__Task to carry out__.
Begin with the first line and repeat exactly through the line containing "['Bevacizumab', 'FD006', 'Dexamethasone', 'Solvent', '0.9%NaCl']"; leave every image out.

[start]

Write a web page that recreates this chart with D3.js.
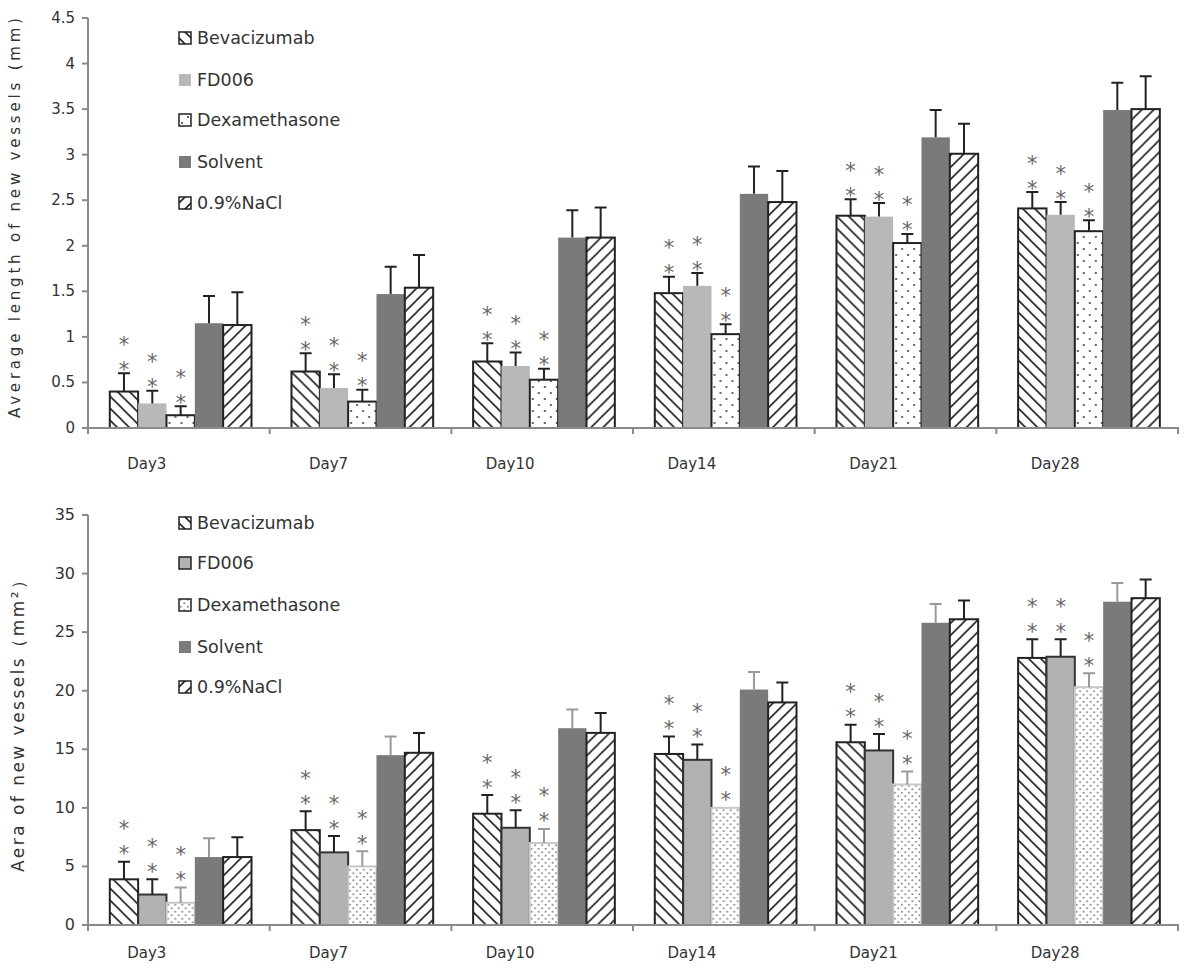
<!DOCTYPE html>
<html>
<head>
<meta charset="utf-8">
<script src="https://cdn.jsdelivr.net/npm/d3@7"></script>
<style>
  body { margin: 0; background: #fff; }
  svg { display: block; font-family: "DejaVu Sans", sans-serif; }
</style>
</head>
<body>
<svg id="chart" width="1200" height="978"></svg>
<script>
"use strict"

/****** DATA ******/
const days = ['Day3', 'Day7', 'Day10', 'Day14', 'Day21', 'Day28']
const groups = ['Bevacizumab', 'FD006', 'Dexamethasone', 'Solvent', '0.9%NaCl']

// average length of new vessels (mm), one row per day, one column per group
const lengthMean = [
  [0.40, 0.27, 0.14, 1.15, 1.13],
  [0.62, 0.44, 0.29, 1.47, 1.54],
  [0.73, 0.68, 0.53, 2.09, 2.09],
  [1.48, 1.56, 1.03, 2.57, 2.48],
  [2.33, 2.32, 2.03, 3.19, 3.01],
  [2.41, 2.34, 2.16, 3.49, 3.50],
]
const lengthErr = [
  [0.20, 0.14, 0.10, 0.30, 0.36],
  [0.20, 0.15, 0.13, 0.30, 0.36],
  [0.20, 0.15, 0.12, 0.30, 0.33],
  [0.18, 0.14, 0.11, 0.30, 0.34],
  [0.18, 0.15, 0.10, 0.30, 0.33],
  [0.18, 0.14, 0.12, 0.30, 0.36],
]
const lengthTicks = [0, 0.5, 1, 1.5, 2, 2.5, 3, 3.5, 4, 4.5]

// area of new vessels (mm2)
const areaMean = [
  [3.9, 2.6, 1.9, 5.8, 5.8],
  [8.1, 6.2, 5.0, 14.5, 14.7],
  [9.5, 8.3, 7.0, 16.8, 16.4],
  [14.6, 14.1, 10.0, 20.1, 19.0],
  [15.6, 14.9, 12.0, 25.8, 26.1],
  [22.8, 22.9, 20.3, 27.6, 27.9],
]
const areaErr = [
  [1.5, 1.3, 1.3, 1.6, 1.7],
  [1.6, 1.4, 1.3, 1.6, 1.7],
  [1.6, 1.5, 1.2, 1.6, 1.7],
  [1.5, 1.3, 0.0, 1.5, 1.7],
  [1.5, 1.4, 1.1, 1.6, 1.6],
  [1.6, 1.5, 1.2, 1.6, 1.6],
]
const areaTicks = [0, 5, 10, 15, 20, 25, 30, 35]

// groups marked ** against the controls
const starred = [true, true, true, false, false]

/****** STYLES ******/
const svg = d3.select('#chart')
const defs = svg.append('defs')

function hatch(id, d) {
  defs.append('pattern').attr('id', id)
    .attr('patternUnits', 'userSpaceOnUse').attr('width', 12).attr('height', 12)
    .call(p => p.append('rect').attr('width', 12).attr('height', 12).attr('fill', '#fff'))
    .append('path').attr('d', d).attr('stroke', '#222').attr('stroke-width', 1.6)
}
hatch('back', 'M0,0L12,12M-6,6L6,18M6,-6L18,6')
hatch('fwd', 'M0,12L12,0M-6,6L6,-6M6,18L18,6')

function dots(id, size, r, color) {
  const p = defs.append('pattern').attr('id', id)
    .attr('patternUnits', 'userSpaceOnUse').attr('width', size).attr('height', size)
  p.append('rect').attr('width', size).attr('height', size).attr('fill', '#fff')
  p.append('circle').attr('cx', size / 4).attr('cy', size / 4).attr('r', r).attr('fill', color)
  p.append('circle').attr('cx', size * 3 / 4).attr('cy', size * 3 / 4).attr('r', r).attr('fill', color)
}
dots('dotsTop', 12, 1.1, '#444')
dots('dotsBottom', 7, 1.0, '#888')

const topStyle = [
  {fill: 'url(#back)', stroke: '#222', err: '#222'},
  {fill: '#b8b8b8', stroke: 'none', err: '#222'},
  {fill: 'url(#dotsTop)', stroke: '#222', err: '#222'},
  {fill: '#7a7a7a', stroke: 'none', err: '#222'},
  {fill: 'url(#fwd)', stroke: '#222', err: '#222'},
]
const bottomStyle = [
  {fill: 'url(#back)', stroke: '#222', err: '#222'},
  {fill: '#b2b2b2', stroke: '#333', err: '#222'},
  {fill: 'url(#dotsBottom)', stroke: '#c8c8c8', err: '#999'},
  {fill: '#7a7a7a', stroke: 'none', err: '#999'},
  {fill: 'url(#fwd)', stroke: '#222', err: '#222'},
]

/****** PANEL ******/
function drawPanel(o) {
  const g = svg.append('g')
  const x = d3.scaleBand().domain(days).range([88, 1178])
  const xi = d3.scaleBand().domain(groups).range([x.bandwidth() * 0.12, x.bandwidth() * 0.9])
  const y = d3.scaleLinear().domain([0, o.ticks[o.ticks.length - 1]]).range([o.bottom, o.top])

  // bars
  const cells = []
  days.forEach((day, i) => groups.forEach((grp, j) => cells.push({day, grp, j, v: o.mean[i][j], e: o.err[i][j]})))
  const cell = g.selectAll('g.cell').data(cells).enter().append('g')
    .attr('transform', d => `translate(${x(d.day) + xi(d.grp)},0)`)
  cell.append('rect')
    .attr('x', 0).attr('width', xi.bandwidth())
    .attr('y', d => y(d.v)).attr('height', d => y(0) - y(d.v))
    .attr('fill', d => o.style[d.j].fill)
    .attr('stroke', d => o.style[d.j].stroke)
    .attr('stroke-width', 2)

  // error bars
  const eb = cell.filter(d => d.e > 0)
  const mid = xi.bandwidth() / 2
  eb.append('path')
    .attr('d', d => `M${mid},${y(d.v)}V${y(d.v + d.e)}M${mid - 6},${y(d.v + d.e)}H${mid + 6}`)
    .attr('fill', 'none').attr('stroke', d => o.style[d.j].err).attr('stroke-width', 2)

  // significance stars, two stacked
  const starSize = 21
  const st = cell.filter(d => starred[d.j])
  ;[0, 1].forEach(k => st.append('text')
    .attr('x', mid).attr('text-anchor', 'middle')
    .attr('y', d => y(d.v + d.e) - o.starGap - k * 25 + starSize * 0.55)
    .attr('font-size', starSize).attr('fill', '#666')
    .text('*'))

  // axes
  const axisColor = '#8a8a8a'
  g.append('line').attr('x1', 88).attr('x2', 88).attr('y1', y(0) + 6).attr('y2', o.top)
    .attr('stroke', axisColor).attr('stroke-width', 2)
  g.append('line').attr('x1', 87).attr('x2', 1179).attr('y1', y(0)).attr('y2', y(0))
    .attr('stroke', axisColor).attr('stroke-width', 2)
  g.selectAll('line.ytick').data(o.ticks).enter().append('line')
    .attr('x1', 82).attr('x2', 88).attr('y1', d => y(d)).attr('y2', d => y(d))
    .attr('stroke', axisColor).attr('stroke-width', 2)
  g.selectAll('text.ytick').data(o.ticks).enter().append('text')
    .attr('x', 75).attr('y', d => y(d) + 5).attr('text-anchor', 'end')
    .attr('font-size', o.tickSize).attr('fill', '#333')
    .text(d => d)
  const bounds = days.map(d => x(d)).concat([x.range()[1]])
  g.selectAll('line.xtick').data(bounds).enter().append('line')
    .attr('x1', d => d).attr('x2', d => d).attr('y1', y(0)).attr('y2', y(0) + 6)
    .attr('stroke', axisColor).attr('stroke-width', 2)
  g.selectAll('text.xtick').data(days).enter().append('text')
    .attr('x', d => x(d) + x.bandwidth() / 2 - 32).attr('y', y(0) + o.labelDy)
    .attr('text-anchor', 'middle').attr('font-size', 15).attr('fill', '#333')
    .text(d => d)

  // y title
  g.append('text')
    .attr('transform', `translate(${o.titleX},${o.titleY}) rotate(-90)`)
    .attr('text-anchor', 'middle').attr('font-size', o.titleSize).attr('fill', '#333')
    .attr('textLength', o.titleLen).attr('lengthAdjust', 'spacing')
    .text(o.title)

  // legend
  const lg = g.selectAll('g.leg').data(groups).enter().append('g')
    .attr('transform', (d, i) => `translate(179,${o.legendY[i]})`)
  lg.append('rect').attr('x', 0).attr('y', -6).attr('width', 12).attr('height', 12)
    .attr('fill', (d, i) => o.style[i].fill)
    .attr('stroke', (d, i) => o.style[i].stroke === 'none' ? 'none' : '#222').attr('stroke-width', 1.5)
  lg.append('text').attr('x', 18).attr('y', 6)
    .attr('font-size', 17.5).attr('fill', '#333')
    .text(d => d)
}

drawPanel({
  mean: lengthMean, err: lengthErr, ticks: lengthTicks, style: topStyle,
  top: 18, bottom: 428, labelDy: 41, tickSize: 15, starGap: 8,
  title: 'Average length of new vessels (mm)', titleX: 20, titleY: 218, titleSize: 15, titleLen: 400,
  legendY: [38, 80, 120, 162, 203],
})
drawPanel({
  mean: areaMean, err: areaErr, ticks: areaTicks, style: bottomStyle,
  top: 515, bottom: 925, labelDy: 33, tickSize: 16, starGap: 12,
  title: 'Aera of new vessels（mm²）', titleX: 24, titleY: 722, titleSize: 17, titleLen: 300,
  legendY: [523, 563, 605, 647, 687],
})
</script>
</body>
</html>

[end]

__Written response__.
Write a web page that recreates this chart with D3.js.
<!DOCTYPE html>
<html>
<head>
<meta charset="utf-8">
<script src="https://cdn.jsdelivr.net/npm/d3@7"></script>
<style>
  body { margin: 0; background: #fff; }
  svg { display: block; font-family: "DejaVu Sans", sans-serif; }
</style>
</head>
<body>
<svg id="chart" width="1200" height="978"></svg>
<script>
"use strict"

/****** DATA ******/
const days = ['Day3', 'Day7', 'Day10', 'Day14', 'Day21', 'Day28']
const groups = ['Bevacizumab', 'FD006', 'Dexamethasone', 'Solvent', '0.9%NaCl']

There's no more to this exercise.